Canon EOS-1D C on the Ticket (from Canon website)
Philip Bloom (with bag) shooting the Olly Knight video with EOS-1D C
(from Philip Bloom's blog)
The video had been shot very quickly and on the hoof, in Philip's words - guerilla filming - which is pretty incredible at 4K, and he managed to turn it around in about 5 days, which makes a nonsense of anyone claiming that shooting 4K at the moment is impractical.

Of course when you are on an island in the Pacific you might need a bit of backup and Sky's Galapagos series was certainly ambitious. 3D on a volcano - tick, and 4K? Why not. The first episode was shown in 4K 3D (or is it 3D 4K) at BVE and we were suitably furnished with dark glasses, which was a little disappointing. But the effect was not. Once you have seen a marine iguana snort out salt in 3D4K there is little that can impress you. I was in row 6 but wanted to be in row minus 3 to really see the crispness of the image but it was still pretty good from 12 metres away.

In an interview with tech radar this week John Cassy, the head of 3D at Sky TV reaffirmed the company's commitment to 3D and claimed that 4K would not be the innovation that replaces 3D but the technology that enhances the format, "There are very clear benefits that 4K gives 3D. The resolution is better and also it could help in glasses-free 3D because it enables that whole resolution and picture quality." He also claims to have seen a glasses free version of 3D but like a News of the World journalist failed to reveal the source.

Canon's 4K camera the C500 is dropping in price but is still at almost £19,000 so it is a hire only beast for now,but the EOS-1D C £10k less than that but still some way off my Christmas list.
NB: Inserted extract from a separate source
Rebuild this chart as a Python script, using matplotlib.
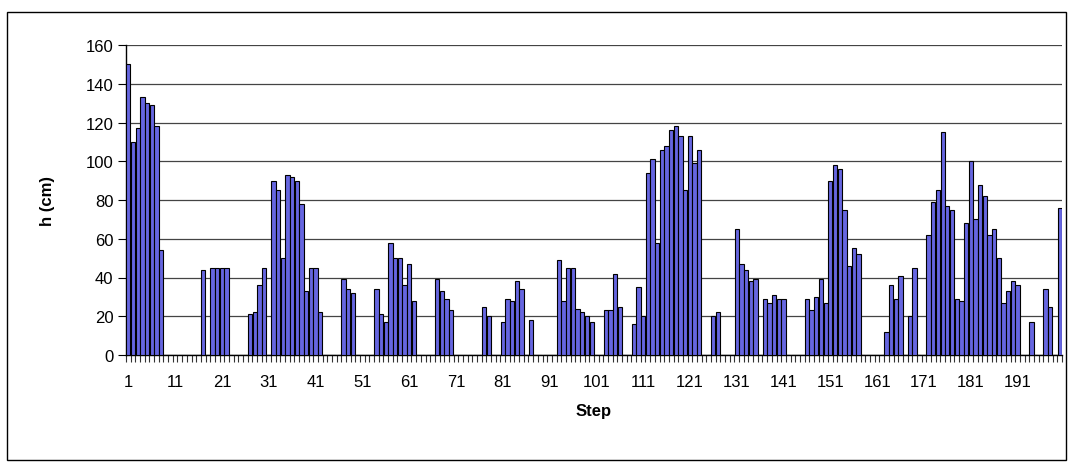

To me the cameras that will change the broadcast world though are the Sony PMW-F5 and F55 with the AXS-F5 4K recorder (about £16k and £24k respectively) which get round the rolling shutter problem and are "proper cameras" provided you have perfectly flat shoulders. 


There was a lot of talk about how much storage all this 4K material is going to take up but now I wouldn't consider buying less than 3 terabyte external drives (4 TB are out there), 6 times larger than I was buying 2 years ago. With the amount of storage looking like it will shortly double on a hard drive platter I am looking forward to shooting RAW 4K at a price point close to shooting HD now in about 2 years. 

To conclude I will quote John Cassy of Sky again who sums up my opinion on 4K, "We have a watching brief on Ultra HD and 4K. Actually what we have been doing, the Attenborough shows have all been filmed in 4K - and in some cases 5K - so they have been captured and future-proofed in a sense, as far as we can." 

Future proofing avoids obsolescence, if you get it right.